The California Art Club, Twenty-second Annual Exhibition [exh. cat.], November 12 - December 31, 1931.
Janet Blake Dominik, Laguna Art Museum, Early Artists in Laguna Beach: The Impressionists, Laguna Beach, 1986, no. 95, p. 61 (full page color illustration).
Harvey L. Jones, Philip E. Linhares, Paul C. Mills, Nancy Dustin Wall Moure, James and Linda Ries, A Time and Place: From the Ries Collection of California Painting, Oakland, 1990.
John Alan Walker, Documents on the Life and Art of William Wendt (1865-1946), California's Painter Laureate of the Paysage moralisé, Big Sur, 1992, no. 797, p. 202.
Will South, Jean Stern, and Janet Blake, In Nature's Temple, The Life and Art of William Wendt, Irvine, 2008, p. 17 (full page color illustration).
William Wendt, now considered a giant among American Impressionists, is often referred to as The Dean of Southern California. His embrace of an impressionistic style can be dated to 1896-97 when he and his close friend George Gardner Symons painted together on the Malibu Rancho near Los Angeles. Both men were in the avant-garde of American painters at the time in that they were open to the Impressionist style that had begun in France in the mid 19th century. As it turns out, Southern California is a perfect location for translating the bright colors, atmospheric conditions, and shimmering light that were characteristic of the Impressionist style.
Before 1915, Wendt worked with rather tentative, feathery brushstrokes, but thereafter he developed a bold, self-confident style which one critic termed masculine impressionism.

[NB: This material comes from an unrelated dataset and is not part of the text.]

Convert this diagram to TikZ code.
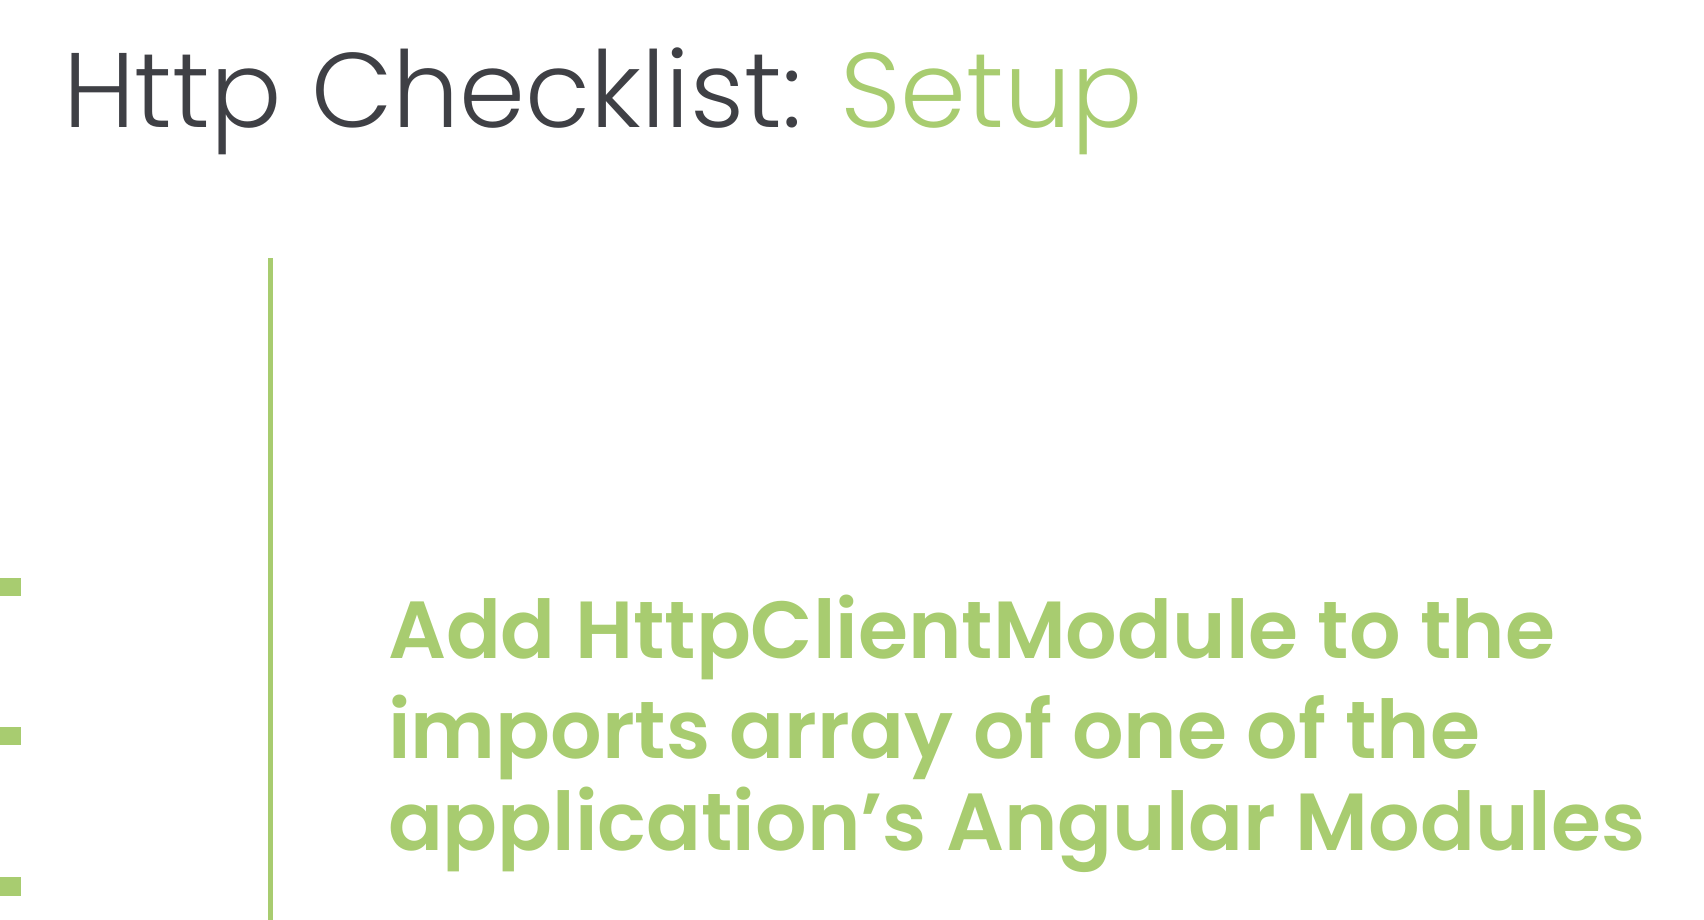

This style melded impressionism with a distinctly modernist flair and he went on to produce landscapes with a signature broader, bold brush. Eugen Neuhaus wrote of Wendt: He sings of spring in its rich greens and more often of the joyful quality of summer in typical tawny browns, in decorative broad terms.
Wendt painted exactly what he saw in nature with warm colors and outstanding effects of light and shadow. The tranquility, strength and sense of well-being of his work appealed to a wide audience. It had a sober sort of poetry about it, one critic wrote, like a fine, familiar hymn. His landscapes reveal as much about the grandeur of the West as the artist's own religious beliefs. Wendt believed in the theory of intelligent design and believed that God's creative purpose for the Earth is as evident in the natural world as in scripture. He often titled his major works with quotations from scripture.
In 1926 the Los Angeles art critic Arthur Millier wrote of Wendt's work: "A man who can compose so surely and strongly has to know where he stands in relation to life, he must see the world as a moral creation, a thing of inevitable laws and definite structures". By 1931, William Wendt had fully established himself as a premier California plein air painter. That same year he exhibited 44 paintings in a one man show at the Stendahl Galleries in Los Angeles and an additional 46 paintings at the California Palace of the Legion of Honor in San Francisco.
In When Fields Lie Fallow, we see the artist's classic use of bright, broad and lively brushwork to convey the rolling hills of Southern California as they appeared before the artist in 1931. Wendt's composition is the structure on which his masterful impasto and color rest. The valley path swirls right through the center of the canvas, drawing the viewer's eye to the distant mountains below a bright sky with wispy clouds. The brushwork is fresh and colorful, implementing a variety of earth tones, while maintaining his signature use of green throughout the scene. It is well balanced and incorporates all the elements of a classic Western landscape. The growing Modernist influence of the day has been fully incorporated, as the green foliage and sky reveal a more chunky and abstract quality. When Fields Lie Fallow is one of Wendt's quintessential paintings where all of his signature elements meld flawlessly to create a work instantly identifiable as a William Wendt.
Although this painting appears to be dated 1931, the exhibition history of the work indicates that it was most likely painted in 1921. Wendt famously dated some of his paintings years after they were completed. It is believed that he incorrectly dated some works in an effort to meet exhibition criteria, which often required artists to submit current and not past work.